Now THAT would have been a page-turning ending.
Instead, we got… nada… almost as if Steinbeck simply grew bored with his book and wanted to end it any way he could…
…to the detriment of the story, unfortunately. (There weren’t even Hamiltons involved at the end!)
There were lots of little things that bothered me, too:
* It was ok that Charles tried to kill his brother Adam and everyone just accepts that, including Adam?
* Cal is evil? Really? Where? He cruises around at night and is always super polite… I don’t remember seeing any references to him “whoring” around (to use the vernacular of the book), he seems to just like to watch, like any kid… he didn’t even drink until the end of the book. He’s at best a jerk, maybe even an asshole, but a horrible, maniacal, EVIL person? Please. His mom was premeditatively killing her parents — and causing the suicide of a teacher — at Cal’s age. THAT’S evil. But it’s just not believable that an asshole with insomnia and some angst issues somehow automatically is.
* According to DollarTimes (an Internet inflation calculator), Cal burnt the modern equivalent of $305,851.29 (in the book he burns 15 one-thousand dollar bills). That’s just not believable. Even if he thought it was blood money — which he DID NOT — Lee, if he was true to his all-thinking Chinese character, would have let Cal burn one or two bills — just so he would always know he truly, sincerely would have burned them all — then would have suggested donating the rest to something “needy” as a way to “balance the acts of nature.” Hell, he could have even given it to Abra’s dad Mr. Bacon to pay off his theft debt (probably with interest!) and restore Mr. Bacon’s standing in the community and thereby begin repairing some of Abra’s feelings for her dad and ultimately prove to Abra’s parents that he was worthy of their daughter. THAT would have wrapped up a few very loose ends rather nicely.

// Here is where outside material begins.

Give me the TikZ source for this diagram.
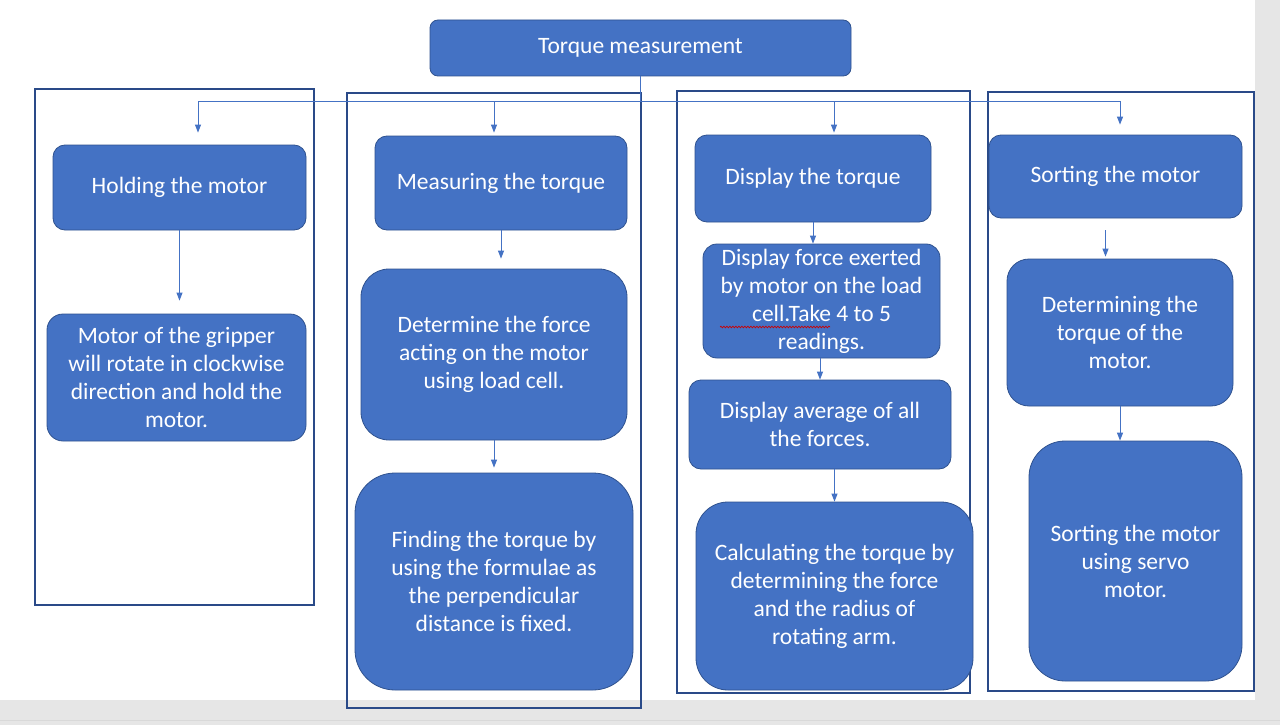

Instead, Steinbeck had Cal burn $15K and got no story-telling payoff.
A lousy story-telling investment, indeed.
One more think about this: Adam lost the modern equivalent of $300K… and THAT was the fortune that made him one of the richest men in the valley? Certainly his land had value, but the book made it feel like Adam was throwing cash around like he had many 10’s of millions of dollars, not $300K.
* Samuel Hamilton and his son Tom were PROLIFIC patent-ers. For a mostly poor family just making ends meet, where did they get the money to do all that patenting? For a duo that was as creatively prolific as those two, you would think someone would have licensed a patent from them somewhere along the line. But, nada.
* Samuel thought his son Tom was brilliant? How? While Steinbeck took great lengths to document that Samuel was brilliant, it didn’t seem like Tom was 1/10th the inventor that his dad was. All we had was a wishful dad’s opinion (hope?).
* I get that Tom blamed himself for his beloved sister’s death, but, really, wouldn’t a doctor have told him, “look, son, she was very sick BEFORE you gave her the salts… you did nothing but speed things up a bit.” ? And was suicide really the best (or most faithful) story path for Tom? Story-wise why didn’t Steinbeck send him “off the rails,” that would have been much more interesting… and more psychologically consistent with his character.
* It’s documented all over the place that Adam was gentle… but how did Adam get so “honest”? Nothing in his early years suggested anything but a potentially ill-advised loyalty to a psycho brother? From that how did “one of the most honest men in the world” (or however Adam was described toward the end of the book) emerge?
* When did we blow by the narrator (Olive Hamilton’s son, reportedly Steinbeck himself)? He intro’ed the story… is present every once in a while throughout the book… but never opines at the end… he just simply went away. Poof.
* I thought the Salinas Trask’s were power hungry or some such implication from the introduction in the beginning of the book. Couldn’t have been farther from the truth.
* Cyrus was supposed to be a crook simply because he amassed a fortune? Given the D.C. circles he ran in (remember, the vice president even came to his funeral), I could believe he might have taken advantage of inside information — sadly a practice that was considered more “smart” than illegal back then — but I seriously doubt anyone would have called him a thief, not during that time period. This is an important point because Adam is hugely affected by his belief that his father was a “thief.”
* Adam runs his refrigeration plant for years and never thinks about giving his lettuce startup business — something he was incredibly passionate about — a second try? That’s just not believable.
* I liked what Steinbeck was trying to do with Lee… Lee certainly started out an interesting character… but his complete asexuality was never really explained, which made him less believable. I half thought he was going to hit on Abra — which certainly would have been interesting. It was also weird how Lee almost single-handedly raised Aron & Cal, yet Aron & Cal didn’t have fatherly affections towards Lee. That didn’t seem believable, either. Lee turned out to be more of a cardboard character at the end, his reactions seemed more for effect than sincere.
* Abra. Also an interesting character but I believe Steinbeck tried to throw a head-fake at us, making Abra seem at first like maybe a “Kate-mini me,” then turning her into the all-American girl/daughter/girlfriend. Probably would have been a better story if Abra was evil… a confrontation between “young” Abra and “old” Kate — especially over the sons — would have been killer. In fact, maybe that’s how Cathy/Kate could have redeemed herself in the end, by saving Aron/Cal from an evil Abra… ?
Yet another, better ending that Steinbeck completely missed.